__GIVEN DATA__:
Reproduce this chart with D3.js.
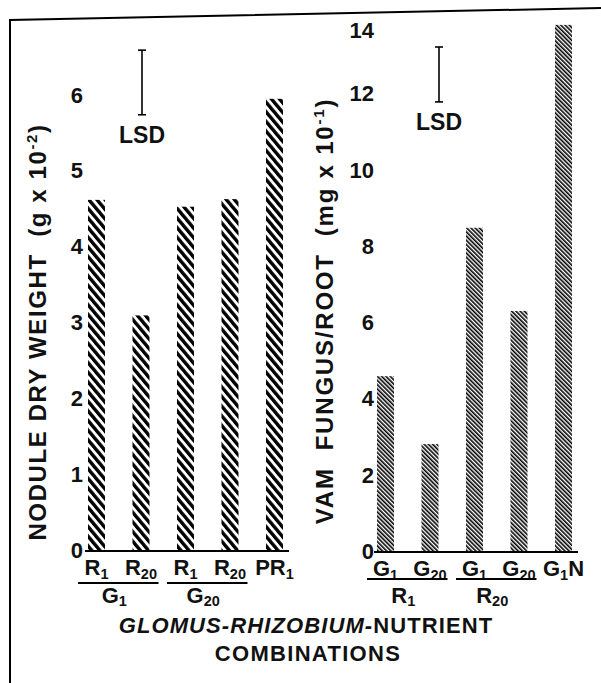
<!DOCTYPE html>
<html>
<head>
<meta charset="utf-8">
<script src="https://cdn.jsdelivr.net/npm/d3@7/dist/d3.min.js"></script>
<style>
  body { margin: 0; background: #fff; }
  text { font-family: "Liberation Sans", Arial, sans-serif; fill: #111; white-space: pre; }
</style>
</head>
<body>
<div id="chart"></div>
<script>
// Left panel: nodule dry weight (g x 10^-2)
var noduleLabels = [["R", "1"], ["R", "20"], ["R", "1"], ["R", "20"], ["PR", "1"]];
var noduleWeight = [4.62, 3.10, 4.53, 4.63, 5.95];
var noduleLSD = [5.74, 6.59];
var noduleTicks = [0, 1, 2, 3, 4, 5, 6];
var noduleGroups = [
    { name: ["G", "1"], bars: [0, 1] },
    { name: ["G", "20"], bars: [2, 3] }
];

// Right panel: VAM fungus / root (mg x 10^-1)
var vamLabels = [["G", "1"], ["G", "20"], ["G", "1"], ["G", "20"], ["G", "1", "N"]];
var vamFungus = [4.61, 2.83, 8.50, 6.32, 13.82];
var vamLSD = [11.80, 13.24];
var vamTicks = [0, 2, 4, 6, 8, 10, 12, 14];
var vamGroups = [
    { name: ["R", "1"], bars: [0, 1] },
    { name: ["R", "20"], bars: [2, 3] }
];

var W = 601, H = 683;

var svg = d3.select("#chart")
    .append("svg")
    .attr("width", W)
    .attr("height", H);

svg.append("rect").attr("width", W).attr("height", H).attr("fill", "#fff");

// hatch patterns
var defs = svg.append("defs");
var coarse = defs.append("pattern")
    .attr("id", "hatchCoarse")
    .attr("patternUnits", "userSpaceOnUse")
    .attr("width", 6.2).attr("height", 10)
    .attr("patternTransform", "rotate(-40)");
coarse.append("rect").attr("width", 3.4).attr("height", 10).attr("fill", "#000");

var fine = defs.append("pattern")
    .attr("id", "hatchFine")
    .attr("patternUnits", "userSpaceOnUse")
    .attr("width", 3).attr("height", 10)
    .attr("patternTransform", "rotate(-45)");
fine.append("rect").attr("width", 1.6).attr("height", 10).attr("fill", "#000");

// frame of the scanned figure
svg.append("path")
    .attr("d", "M10,683 L10,20 L601,8")
    .attr("fill", "none")
    .attr("stroke", "#000")
    .attr("stroke-width", 2);

// label with subscript, e.g. R + "20"
function subLabel(sel, parts, fs, drop) {
    sel.append("tspan").text(parts[0]);
    sel.append("tspan").attr("font-size", fs * 0.66).attr("dy", drop).text(parts[1]);
    if (parts[2]) {
        sel.append("tspan").attr("font-size", fs).attr("dy", -drop).text(parts[2]);
    }
}

function drawPanel(opt) {
    var x = d3.scaleBand()
        .domain(d3.range(opt.values.length))
        .range(opt.xRange)
        .paddingInner(0.618)
        .paddingOuter(0.309);

    var y = d3.scaleLinear()
        .domain(opt.yDomain)
        .range(opt.yRange);

    var g = svg.append("g");

    // bars
    g.selectAll(".bar")
        .data(opt.values)
        .enter().append("rect")
        .attr("class", "bar")
        .attr("x", function(d, i) { return x(i); })
        .attr("y", function(d) { return y(d); })
        .attr("width", x.bandwidth())
        .attr("height", function(d) { return y(0) - y(d); })
        .attr("fill", "url(#" + opt.pattern + ")");

    // baseline
    g.append("line")
        .attr("x1", x(0) - 3)
        .attr("x2", x(opt.values.length - 1) + x.bandwidth() + 6)
        .attr("y1", y(0)).attr("y2", y(0))
        .attr("stroke", "#000")
        .attr("stroke-width", 2.2);

    // tick labels (no axis line in the original)
    g.selectAll(".tick-label")
        .data(opt.ticks)
        .enter().append("text")
        .attr("class", "tick-label")
        .attr("x", opt.tickX)
        .attr("y", function(d) { return y(d); })
        .attr("dy", function(d) { return d === opt.ticks[opt.ticks.length - 1] ? opt.topTickDy : 7; })
        .attr("text-anchor", "end")
        .attr("font-size", 22)
        .attr("font-weight", "bold")
        .text(function(d) { return d; });

    // LSD bar
    var lx = opt.lsdX;
    g.append("line")
        .attr("x1", lx).attr("x2", lx)
        .attr("y1", y(opt.lsd[0])).attr("y2", y(opt.lsd[1]))
        .attr("stroke", "#000").attr("stroke-width", 1.6);
    opt.lsd.forEach(function(v) {
        g.append("line")
            .attr("x1", lx - 4).attr("x2", lx + 4)
            .attr("y1", y(v)).attr("y2", y(v))
            .attr("stroke", "#000").attr("stroke-width", 1.6);
    });
    g.append("text")
        .attr("x", lx)
        .attr("y", y(opt.lsd[0]) + 28)
        .attr("text-anchor", "middle")
        .attr("font-size", 23)
        .attr("font-weight", "bold")
        .text("LSD");

    // category labels under bars
    g.selectAll(".cat")
        .data(opt.labels)
        .enter().append("text")
        .attr("class", "cat")
        .attr("x", function(d, i) { return x(i) + x.bandwidth() / 2; })
        .attr("y", y(0) + 24)
        .attr("text-anchor", "middle")
        .attr("font-size", 22)
        .attr("font-weight", "bold")
        .each(function(d) { subLabel(d3.select(this), d, 22, 4); });

    // group lines and names
    opt.groups.forEach(function(gr) {
        var x1 = x(gr.bars[0]) - 10;
        var x2 = x(gr.bars[1]) + x.bandwidth() + 9;
        g.append("line")
            .attr("x1", x1).attr("x2", x2)
            .attr("y1", y(0) + opt.groupLineDy).attr("y2", y(0) + opt.groupLineDy)
            .attr("stroke", "#000").attr("stroke-width", 2);
        var t = g.append("text")
            .attr("x", (x1 + x2) / 2 - 4)
            .attr("y", 603)
            .attr("text-anchor", "middle")
            .attr("font-size", 22)
            .attr("font-weight", "bold");
        subLabel(t, gr.name, 22, 3);
    });

    // y axis title
    var t = g.append("text")
        .attr("transform", "translate(" + opt.titleX + "," + opt.titleY + ") rotate(-90)")
        .attr("text-anchor", "middle")
        .attr("font-size", 24)
        .attr("font-weight", "bold")
        .attr("letter-spacing", opt.titleSpacing);
    t.append("tspan").text(opt.title);
    t.append("tspan").attr("font-size", 15).attr("dy", -9).text(opt.sup);
    t.append("tspan").attr("font-size", 24).attr("dy", 9).text(")");
}

drawPanel({
    values: noduleWeight,
    labels: noduleLabels,
    groups: noduleGroups,
    ticks: noduleTicks,
    lsd: noduleLSD,
    yDomain: [0, 6],
    yRange: [551, 95],
    xRange: [74.25, 296.75],
    pattern: "hatchCoarse",
    tickX: 83,
    topTickDy: 8,
    lsdX: 142,
    groupLineDy: 32,
    title: "NODULE DRY WEIGHT  (g x 10",
    sup: "-2",
    titleX: 46,
    titleY: 332,
    titleSpacing: 1.6
});

drawPanel({
    values: vamFungus,
    labels: vamLabels,
    groups: vamGroups,
    ticks: vamTicks,
    lsd: vamLSD,
    yDomain: [0, 14],
    yRange: [552, 18],
    xRange: [363.25, 585.75],
    pattern: "hatchFine",
    tickX: 374,
    topTickDy: 20,
    lsdX: 439,
    groupLineDy: 27,
    title: "VAM  FUNGUS/ROOT  (mg x 10",
    sup: "-1",
    titleX: 333,
    titleY: 311,
    titleSpacing: 1.8
});

// bottom title
var title = svg.append("text")
    .attr("x", 306)
    .attr("y", 633)
    .attr("text-anchor", "middle")
    .attr("font-size", 22)
    .attr("font-weight", "bold")
    .attr("letter-spacing", 1.1);
title.append("tspan").attr("font-style", "italic").text("GLOMUS-RHIZOBIUM-");
title.append("tspan").text("NUTRIENT");

svg.append("text")
    .attr("x", 308)
    .attr("y", 661)
    .attr("text-anchor", "middle")
    .attr("font-size", 22)
    .attr("font-weight", "bold")
    .attr("letter-spacing", 1.3)
    .text("COMBINATIONS");
</script>
</body>
</html>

__INSTRUCTION__:
Tally the lines of the data that hold the string "this". Answer with the number and nothing more.

__PROBLEM SOLUTION__:
2